The Congressional Budget Office (CBO) has estimated that the five-week partial shutdown of the government cost the economy $8 billion, from the time it started on December 22, 2018, until it ended on January 25, 2019.
President Donald Trump initiated the shutdown in order to extort $5.7 billion from Congress, after conservative commentators warned him that after failing to build a promised border wall in the two years Republicans had majorities in Congress, he could not expect cooperation once Democrats take over.
However, the gambit failed, and Trump caved on his demands and agreed to reopen federal operations for three weeks. During the closure, more than one million federal worker and employees of government contractors went without paychecks.
CBO estimates that the five-week shutdown delayed approximately $18 billion in federal discretionary spending for compensation and purchases of goods and services and suspended some federal services.
As a result of reduced economic activity, CBO estimates, real gross domestic product (GDP) in the fourth quarter of 2018 was reduced by $3 billion in relation to what it would have been otherwise.
In the first quarter of 2019, the level of real GDP is estimated to be $8 billion lower than it would have been—an effect reflecting both the five-week partial shutdown and the resumption in economic activity once funding resumed.
As a share of quarterly real GDP, the level of real GDP in the fourth quarter of 2018 was reduced by 0.1 percent, CBO estimates. And the level of real GDP in the first quarter of 2019 is expected to be reduced by 0.2 percent. The effect on the annualized quarterly growth rate in those quarters will be larger.
In subsequent quarters, GDP will be temporarily higher than it would have been in the absence of a shutdown. Although most of the real GDP lost during the fourth quarter of 2018 and the first quarter of 2019 will eventually be recovered, CBO estimates that about $3 billion will not be.
That amount equals 0.02 percent of projected annual GDP in 2019. In other words, the level of GDP for the full calendar year is expected to be 0.02 percent smaller than it would have been otherwise.
Underlying those effects on the overall economy are much more significant effects on individual businesses and workers.
Among those who experienced the largest and most direct negative effects are federal workers who faced delayed compensation and private-sector entities that lost business.
Some of those private-sector entities will never recoup that lost income.
All of the estimated effects and their timing are subject to considerable uncertainty.
In particular, CBO is uncertain about how much discretionary spending was affected by the partial shutdown, how affected federal employees and contractors adjusted their spending in response to delayed compensation, and how agencies will adjust their spending on goods and services now that funding has resumed.
In CBO’s estimation, the shutdown dampened economic activity mainly because of the loss of furloughed federal workers’ contribution to GDP, the delay in federal spending on goods and services, and the reduction in aggregate demand (which thereby dampened private-sector activity).
CBO’s estimates do not incorporate other, more indirect negative effects of the shutdown, which are more difficult to quantify but were probably becoming more significant as it continued.

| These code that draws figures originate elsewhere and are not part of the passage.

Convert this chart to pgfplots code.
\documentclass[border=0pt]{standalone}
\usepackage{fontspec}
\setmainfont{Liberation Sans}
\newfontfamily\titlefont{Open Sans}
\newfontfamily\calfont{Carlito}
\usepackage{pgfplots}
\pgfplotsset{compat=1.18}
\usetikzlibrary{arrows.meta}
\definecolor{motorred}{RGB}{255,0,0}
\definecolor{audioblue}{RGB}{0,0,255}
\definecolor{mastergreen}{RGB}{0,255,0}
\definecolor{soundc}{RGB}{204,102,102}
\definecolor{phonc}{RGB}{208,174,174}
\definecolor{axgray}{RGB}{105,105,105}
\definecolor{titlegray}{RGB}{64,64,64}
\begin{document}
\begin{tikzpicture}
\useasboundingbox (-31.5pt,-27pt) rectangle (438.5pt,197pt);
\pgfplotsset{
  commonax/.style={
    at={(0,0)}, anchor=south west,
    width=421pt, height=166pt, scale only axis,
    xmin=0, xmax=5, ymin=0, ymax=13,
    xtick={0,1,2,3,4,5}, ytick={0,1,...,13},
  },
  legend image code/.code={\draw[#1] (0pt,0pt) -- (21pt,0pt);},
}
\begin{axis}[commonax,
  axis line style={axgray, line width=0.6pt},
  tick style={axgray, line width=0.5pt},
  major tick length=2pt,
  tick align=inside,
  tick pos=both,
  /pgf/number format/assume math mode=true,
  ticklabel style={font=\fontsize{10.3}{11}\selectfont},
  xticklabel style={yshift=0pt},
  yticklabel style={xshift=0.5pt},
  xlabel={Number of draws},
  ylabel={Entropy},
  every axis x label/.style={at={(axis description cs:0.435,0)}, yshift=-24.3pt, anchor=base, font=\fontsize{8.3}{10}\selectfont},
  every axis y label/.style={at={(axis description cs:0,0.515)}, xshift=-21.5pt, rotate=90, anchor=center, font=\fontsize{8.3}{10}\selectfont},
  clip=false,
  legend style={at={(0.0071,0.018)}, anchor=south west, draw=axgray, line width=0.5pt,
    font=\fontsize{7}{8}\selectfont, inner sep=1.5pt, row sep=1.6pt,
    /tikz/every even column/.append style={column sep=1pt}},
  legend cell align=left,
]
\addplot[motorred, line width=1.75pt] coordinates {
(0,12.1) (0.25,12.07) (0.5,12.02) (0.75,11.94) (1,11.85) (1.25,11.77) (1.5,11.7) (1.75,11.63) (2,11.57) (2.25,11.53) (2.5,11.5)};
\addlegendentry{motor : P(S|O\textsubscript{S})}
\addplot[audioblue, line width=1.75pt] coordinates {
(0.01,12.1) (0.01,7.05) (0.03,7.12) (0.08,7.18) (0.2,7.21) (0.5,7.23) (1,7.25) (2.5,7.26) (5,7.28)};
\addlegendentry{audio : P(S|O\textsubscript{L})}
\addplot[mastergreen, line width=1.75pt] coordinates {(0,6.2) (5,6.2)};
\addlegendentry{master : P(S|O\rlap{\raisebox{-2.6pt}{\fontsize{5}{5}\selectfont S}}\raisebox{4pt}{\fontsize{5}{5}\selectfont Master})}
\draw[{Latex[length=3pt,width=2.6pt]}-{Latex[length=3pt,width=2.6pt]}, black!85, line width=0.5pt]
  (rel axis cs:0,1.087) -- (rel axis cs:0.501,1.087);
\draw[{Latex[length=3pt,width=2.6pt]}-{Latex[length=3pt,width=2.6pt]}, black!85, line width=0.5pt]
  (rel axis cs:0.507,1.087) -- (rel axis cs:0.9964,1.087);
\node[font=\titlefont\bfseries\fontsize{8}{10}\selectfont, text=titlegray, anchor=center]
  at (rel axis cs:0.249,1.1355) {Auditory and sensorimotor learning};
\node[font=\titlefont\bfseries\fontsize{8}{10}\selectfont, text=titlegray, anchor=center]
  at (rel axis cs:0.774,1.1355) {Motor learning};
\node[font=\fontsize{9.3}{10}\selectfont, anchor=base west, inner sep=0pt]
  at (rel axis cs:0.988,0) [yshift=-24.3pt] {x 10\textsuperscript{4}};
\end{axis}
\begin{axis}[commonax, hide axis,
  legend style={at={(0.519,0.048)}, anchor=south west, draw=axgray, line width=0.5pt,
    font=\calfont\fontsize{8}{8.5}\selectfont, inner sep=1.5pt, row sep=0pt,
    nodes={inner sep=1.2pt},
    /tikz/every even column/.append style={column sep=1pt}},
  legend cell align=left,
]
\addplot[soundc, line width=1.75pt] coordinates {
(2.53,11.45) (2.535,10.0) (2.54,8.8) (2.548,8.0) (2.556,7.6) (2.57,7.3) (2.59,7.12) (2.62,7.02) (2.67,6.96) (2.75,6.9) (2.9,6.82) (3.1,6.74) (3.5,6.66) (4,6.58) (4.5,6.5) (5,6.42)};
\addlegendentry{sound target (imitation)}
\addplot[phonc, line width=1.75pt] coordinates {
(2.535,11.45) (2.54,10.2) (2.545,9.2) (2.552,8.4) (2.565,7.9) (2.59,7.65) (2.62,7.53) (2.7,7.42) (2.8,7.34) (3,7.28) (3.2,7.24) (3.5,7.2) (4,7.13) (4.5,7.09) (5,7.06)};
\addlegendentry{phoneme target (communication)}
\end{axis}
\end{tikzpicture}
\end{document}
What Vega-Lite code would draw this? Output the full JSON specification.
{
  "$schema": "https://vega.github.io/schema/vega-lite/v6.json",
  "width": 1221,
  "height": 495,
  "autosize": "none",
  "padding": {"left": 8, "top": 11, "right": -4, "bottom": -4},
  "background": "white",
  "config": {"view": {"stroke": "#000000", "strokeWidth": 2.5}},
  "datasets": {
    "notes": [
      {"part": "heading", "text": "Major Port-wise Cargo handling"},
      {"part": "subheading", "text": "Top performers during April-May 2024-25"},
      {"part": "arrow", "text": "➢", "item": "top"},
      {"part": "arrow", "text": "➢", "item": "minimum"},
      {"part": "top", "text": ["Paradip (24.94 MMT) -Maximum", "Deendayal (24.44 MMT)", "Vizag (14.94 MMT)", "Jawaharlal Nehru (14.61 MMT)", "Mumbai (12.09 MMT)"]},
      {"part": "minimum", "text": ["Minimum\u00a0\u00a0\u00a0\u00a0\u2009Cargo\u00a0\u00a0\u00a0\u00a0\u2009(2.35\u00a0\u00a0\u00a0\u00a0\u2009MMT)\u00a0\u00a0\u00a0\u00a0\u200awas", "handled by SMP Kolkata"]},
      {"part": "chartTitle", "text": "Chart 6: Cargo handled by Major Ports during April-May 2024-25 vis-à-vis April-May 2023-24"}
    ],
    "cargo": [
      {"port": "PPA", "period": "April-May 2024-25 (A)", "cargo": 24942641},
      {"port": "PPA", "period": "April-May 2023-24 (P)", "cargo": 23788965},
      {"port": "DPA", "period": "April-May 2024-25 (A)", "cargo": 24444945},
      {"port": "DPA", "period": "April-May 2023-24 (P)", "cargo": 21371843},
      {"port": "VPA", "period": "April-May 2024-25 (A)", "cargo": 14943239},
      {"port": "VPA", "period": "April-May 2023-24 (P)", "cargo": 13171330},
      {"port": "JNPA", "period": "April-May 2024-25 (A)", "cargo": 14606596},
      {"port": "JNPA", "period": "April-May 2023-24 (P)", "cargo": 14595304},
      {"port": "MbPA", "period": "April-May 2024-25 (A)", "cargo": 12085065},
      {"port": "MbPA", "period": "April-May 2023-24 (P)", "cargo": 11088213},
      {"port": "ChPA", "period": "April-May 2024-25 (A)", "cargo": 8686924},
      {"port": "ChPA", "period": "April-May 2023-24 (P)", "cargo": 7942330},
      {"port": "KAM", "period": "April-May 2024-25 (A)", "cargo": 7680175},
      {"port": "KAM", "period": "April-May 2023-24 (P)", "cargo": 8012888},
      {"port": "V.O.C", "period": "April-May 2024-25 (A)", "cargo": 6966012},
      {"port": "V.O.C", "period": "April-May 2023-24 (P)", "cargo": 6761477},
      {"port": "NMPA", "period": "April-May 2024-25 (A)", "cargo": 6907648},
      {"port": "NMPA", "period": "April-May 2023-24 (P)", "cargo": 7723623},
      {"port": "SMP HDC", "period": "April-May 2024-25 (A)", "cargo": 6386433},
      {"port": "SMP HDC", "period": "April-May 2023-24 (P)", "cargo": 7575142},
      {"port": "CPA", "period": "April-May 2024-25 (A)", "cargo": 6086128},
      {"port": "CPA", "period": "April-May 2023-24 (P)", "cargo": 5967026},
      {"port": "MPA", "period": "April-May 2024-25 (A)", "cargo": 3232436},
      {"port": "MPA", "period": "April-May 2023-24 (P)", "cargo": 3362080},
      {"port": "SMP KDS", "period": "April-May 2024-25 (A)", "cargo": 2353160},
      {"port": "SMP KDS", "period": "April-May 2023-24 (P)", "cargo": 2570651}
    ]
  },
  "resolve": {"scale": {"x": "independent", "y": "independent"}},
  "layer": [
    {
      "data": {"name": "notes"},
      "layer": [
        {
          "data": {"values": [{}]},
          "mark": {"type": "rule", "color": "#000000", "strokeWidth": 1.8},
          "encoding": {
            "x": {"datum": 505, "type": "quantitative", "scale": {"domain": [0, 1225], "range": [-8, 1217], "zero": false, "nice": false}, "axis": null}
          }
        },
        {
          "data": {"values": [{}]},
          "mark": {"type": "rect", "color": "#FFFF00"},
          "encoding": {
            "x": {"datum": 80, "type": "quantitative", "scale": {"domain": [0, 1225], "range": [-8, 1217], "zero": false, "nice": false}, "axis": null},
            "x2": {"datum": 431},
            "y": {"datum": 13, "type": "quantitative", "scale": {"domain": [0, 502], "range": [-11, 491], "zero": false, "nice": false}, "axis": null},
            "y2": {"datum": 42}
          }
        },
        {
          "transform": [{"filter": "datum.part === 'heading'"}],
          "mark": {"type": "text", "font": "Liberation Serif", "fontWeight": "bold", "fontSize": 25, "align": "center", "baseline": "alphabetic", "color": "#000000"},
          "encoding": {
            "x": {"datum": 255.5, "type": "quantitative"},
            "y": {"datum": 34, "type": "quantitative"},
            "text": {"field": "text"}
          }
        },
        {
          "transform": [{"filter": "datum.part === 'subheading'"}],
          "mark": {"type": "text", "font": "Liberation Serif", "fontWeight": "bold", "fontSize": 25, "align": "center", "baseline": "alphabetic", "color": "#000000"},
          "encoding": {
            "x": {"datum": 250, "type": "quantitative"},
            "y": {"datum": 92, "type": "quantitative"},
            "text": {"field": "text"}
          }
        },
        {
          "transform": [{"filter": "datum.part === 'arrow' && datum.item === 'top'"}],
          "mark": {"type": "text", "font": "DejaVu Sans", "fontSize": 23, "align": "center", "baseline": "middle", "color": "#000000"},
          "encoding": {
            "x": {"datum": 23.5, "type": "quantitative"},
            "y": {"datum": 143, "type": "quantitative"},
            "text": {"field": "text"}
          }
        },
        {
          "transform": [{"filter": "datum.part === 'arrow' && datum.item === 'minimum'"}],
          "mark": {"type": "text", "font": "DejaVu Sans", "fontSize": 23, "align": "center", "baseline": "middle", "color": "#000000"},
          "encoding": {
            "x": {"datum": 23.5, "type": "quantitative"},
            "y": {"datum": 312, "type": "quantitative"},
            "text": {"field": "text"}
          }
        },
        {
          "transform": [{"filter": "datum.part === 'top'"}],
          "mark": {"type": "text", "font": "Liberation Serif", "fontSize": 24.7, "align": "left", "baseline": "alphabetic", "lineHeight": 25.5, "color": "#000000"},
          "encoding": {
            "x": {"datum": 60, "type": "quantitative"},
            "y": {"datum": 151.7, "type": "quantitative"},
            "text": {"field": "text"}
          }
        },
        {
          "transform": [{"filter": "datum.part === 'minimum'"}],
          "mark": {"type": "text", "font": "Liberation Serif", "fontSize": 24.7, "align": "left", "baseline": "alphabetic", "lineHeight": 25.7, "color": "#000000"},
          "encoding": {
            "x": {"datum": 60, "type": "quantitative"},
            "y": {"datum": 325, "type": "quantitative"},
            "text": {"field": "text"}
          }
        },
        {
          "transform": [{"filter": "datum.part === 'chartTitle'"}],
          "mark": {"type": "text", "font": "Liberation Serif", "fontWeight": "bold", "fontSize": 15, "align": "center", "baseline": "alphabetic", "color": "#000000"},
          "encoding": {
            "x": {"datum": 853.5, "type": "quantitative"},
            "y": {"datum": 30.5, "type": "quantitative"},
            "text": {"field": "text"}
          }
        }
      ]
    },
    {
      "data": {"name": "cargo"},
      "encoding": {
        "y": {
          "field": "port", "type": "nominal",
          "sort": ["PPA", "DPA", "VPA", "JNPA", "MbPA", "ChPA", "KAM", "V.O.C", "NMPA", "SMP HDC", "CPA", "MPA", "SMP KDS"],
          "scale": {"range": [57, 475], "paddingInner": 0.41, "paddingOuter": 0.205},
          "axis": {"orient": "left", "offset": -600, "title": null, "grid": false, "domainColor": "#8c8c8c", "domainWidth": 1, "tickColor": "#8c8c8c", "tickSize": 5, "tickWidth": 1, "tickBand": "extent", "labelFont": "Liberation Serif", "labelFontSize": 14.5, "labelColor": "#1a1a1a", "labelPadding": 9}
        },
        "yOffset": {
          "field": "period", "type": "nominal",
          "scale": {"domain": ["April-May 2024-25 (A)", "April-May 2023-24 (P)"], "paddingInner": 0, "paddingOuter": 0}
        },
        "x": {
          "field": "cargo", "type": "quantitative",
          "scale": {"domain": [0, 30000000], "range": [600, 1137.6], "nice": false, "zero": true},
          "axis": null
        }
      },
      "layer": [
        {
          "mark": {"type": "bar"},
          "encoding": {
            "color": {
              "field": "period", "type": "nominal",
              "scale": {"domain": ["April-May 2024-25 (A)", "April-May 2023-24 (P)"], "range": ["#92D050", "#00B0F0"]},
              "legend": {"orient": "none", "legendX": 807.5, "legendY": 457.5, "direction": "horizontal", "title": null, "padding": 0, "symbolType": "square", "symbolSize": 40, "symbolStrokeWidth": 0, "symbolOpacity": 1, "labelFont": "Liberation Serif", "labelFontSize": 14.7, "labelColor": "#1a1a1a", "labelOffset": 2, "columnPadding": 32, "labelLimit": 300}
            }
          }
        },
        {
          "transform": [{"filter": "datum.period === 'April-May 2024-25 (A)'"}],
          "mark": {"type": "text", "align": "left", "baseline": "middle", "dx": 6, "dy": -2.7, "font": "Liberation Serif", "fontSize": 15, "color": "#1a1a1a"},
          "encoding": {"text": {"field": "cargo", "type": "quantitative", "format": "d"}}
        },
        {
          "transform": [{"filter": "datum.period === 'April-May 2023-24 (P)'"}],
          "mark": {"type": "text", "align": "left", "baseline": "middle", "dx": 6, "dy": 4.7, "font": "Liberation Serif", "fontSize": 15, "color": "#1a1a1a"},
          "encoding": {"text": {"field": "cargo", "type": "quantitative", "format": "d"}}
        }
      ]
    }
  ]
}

For example, some businesses could not obtain federal permits and certifications, and others faced reduced access to loans provided by the federal government. Such factors were probably beginning to lead firms to postpone investment and hiring decisions. In addition, risks to the economy were becoming increasingly significant as the shutdown continued.
Although their precise effects on economic output are uncertain, the negative effects of such factors would have become increasingly important if the partial shutdown had extended beyond five weeks.
A conference committee was created as part of the deal to end, at least for now, the 35-day partial shutdown of the government.
The U.S. government runs on 12 appropriations bills that must be passed each year by Congress and signed by the president.
A stalemate over one of these, the fiscal year 2019 appropriations bill for the Department of Homeland Security, is what led to the shutdown, with Trump insisting it include $5.7 billion for a wall or similar barrier on the border with Mexico.
Former New Jersey Gov. Chris Christie said that Trump “blew it” when he shut down the government with “no plan on how to reopen it.”